Bright Before Sunrise(41)



She smiles politely but turns away in dismissal. Turns to me. I take the napkin and use it to wipe the condensation off my cup. The digits blur to black-green starbursts. I’m an idiot. Next I’ll be tearing my shirt and beating my chest.

“Did you want this?” I ask, holding out the sodden, ink-stained mess.

She waves it away and gives me her perfectly imperfect grin. “Not even a little. You can keep it.”





22

Brighton

10:51 P.M.


14 HOURS, 9 MINUTES LEFT


Jonah does a decent job on the toxic pizza, stopping when only one slice remains on the tray. Does he actually like that flavor combination, or did he chose it to prove a point? I decide not to ask since we’re finally having a normal conversation. It’s like seeing his friends reminded him that kindness isn’t fatal.

Granted we’re only talking about college, how we both have no clue what we’ll pick as majors.

“One time, this guy my mom was seeing asked what I wanted to be after high school,” I say as we get back in his car. “I answered, ‘A college student,’ and he thought I was being rude or making fun of him because my answer was so vague. It was a mess; he was insulted and I felt awful.”

Jonah laughs and turns down another side street—a baseball rolls around in his backseat, pinging off something metal each time he turns. This street curves too, more roads and driveways branching off in all directions like a spider’s legs. There’s no logic to these streets, or to the houses either. Duplexes, capes, saltboxes, and a condo complex all share the same street. One house has a sign advertising a beauty salon out front. Two streets later there’s a house with a yard crammed full of bright plastic slides and toys. Maybe it’s actually a day care center? Some yards are landscaped and tidy, others have peeling paint and out-of-control weeds. We pass a building with plywood on the front windows. The houses are placed at random—some close to the street, others down long driveways. It’s like a giant opened his fist and sprinkled buildings—new, old, large, small—all over the landscape. It makes me uncomfortable—and the fact that I’m uncomfortable makes me more uncomfortable.

Jonah makes a sharp left turn.

“I don’t know how you can think Cross Pointe is hard to navigate. This is like a maze.”

He shrugs. “But in Cross Pointe everything looks the same. Here, we’ve got landmarks. There’s the park where I had Little League. Back there was the house we all thought was haunted. That stop sign is bent from when I hit it while Carly was trying to teach me to drive stick shift. And that’s the Digginses’ house.”
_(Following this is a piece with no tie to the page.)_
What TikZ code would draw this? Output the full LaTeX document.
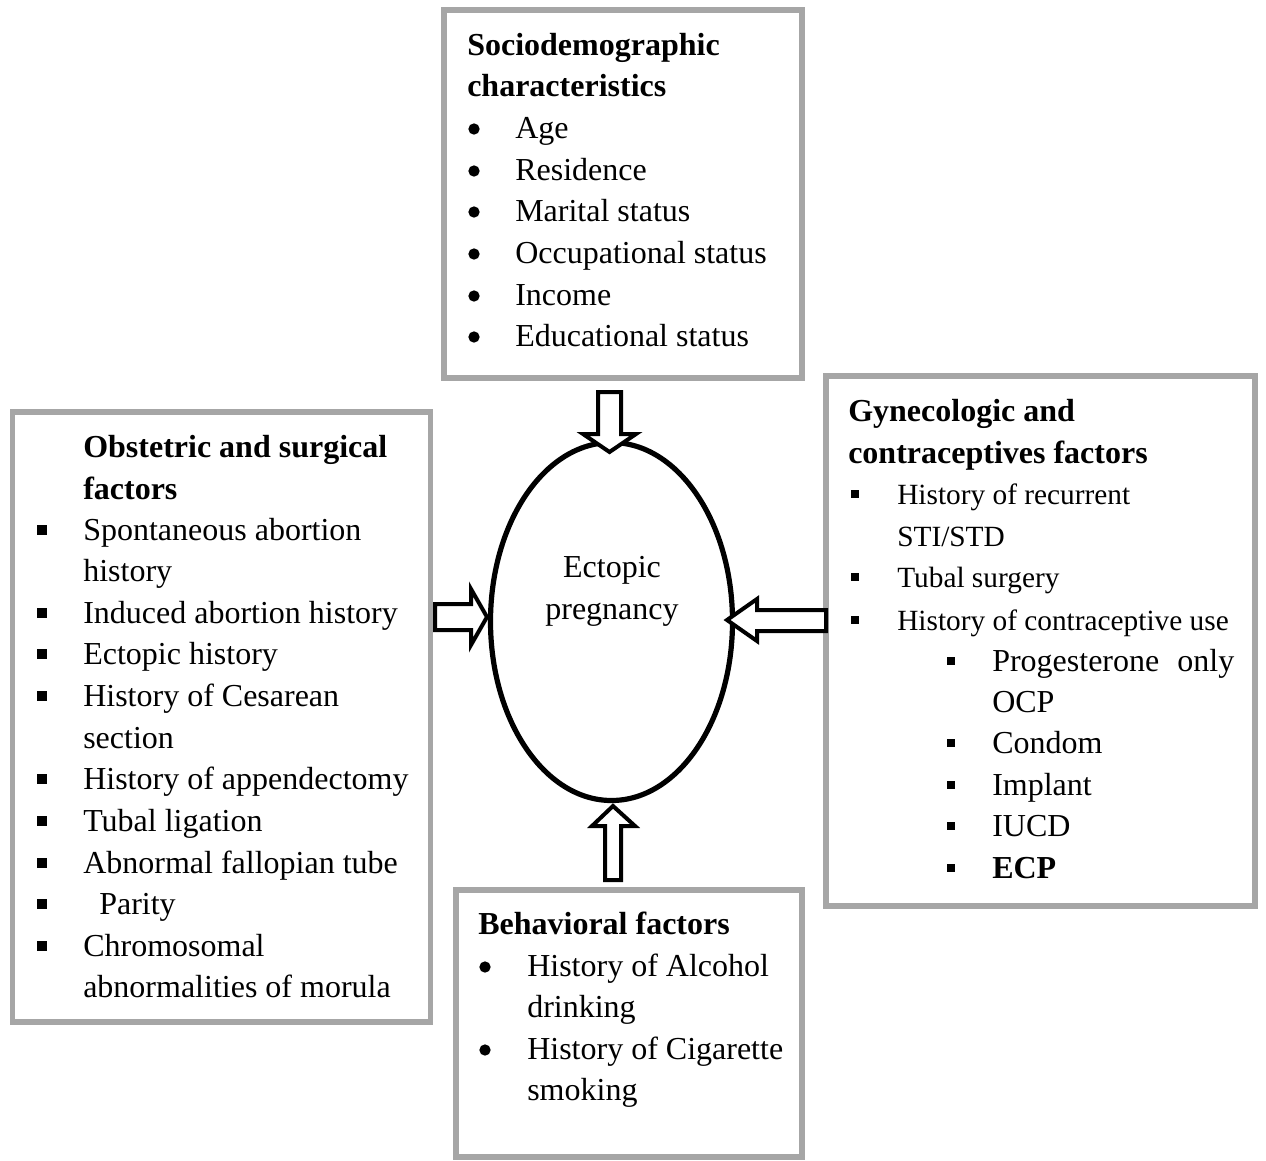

He pulls over, parking along the grass between two other cars. A long driveway leads back to a small, white two-story house. “We’re here.”

His words trigger my anxiety. I don’t want to unbuckle my seat belt or leave the car, or for him to remove the key from the ignition. “You could go to Cross Pointe parties instead. It’d be a whole lot closer and good for you.”

Jonah’s smile looks suspiciously sneerish, but he’s facing the windshield so I can only see half his face. “Good for me? How do you figure?”

Darn. Now I need an explanation. “Well, it’d be good for you because …” What would my father say? I search for a line from his book. “‘Adapting to change is an important life skill.’ You should embrace the fact that you live in Cross Pointe now and get involved.”

That sounds sufficiently sane and is actually pretty true. Jonah apparently isn’t a loner in Hamilton: the boys at the pizza place were cute and friendly; he has friends who throw parties and a girlfriend. For him to choose isolation now isn’t normal or healthy.

His jaw shifts like he’s grinding his teeth. “I leave for college in a few months, and I’m not coming back. Why bother?”

“Because you’re missing out on things. Aren’t you lonely? Everyone’s really nice.”

He continues staring out the window, the portion of his face I can see folded into disapproval. “They’re nice to you because you’re Brighton Waterford.”

He gets out of the car and I scramble to follow, protesting as I shut my door. “No. They’re just nice people! Do you know that everyone else in the school volunteered at least once this year? Wait, what does that mean? Because I’m me?” This has the flavor of an insult, but I’m not sure why.

He leans back against his car—the blue of his shirt blending with the blue frame in the semidarkness of the road. “Kindness is your social weapon of choice, but it only works because you’ve grown up within the system and it’s what people expect of you. You get to be the ‘nice one’ only because you’ve got everyone trained to think you’re so sweet and innocent.”

“Trained?” I sputter. I can’t even train Never. “That’s not true.”

“Oh yeah? I’ll prove it. Give me your cell phone.”

I hand it to him immediately … then realize I should ask: “Why do you want it?”

“Who’s your best friend?”

“Amelia.”

“Okay, I’m calling her.” He presses the speakerphone button, and the rings echo off the empty street.

“Hey, B! Finally! Where’ve you been? I called you hours ago! Are we still going to Jeremy’s, or do you want to rest up for tomorrow? I thought you’d be home early? How late does this couple stay out? I can’t remember the last time my parents were awake past nine thirty. Not that I’m complaining.”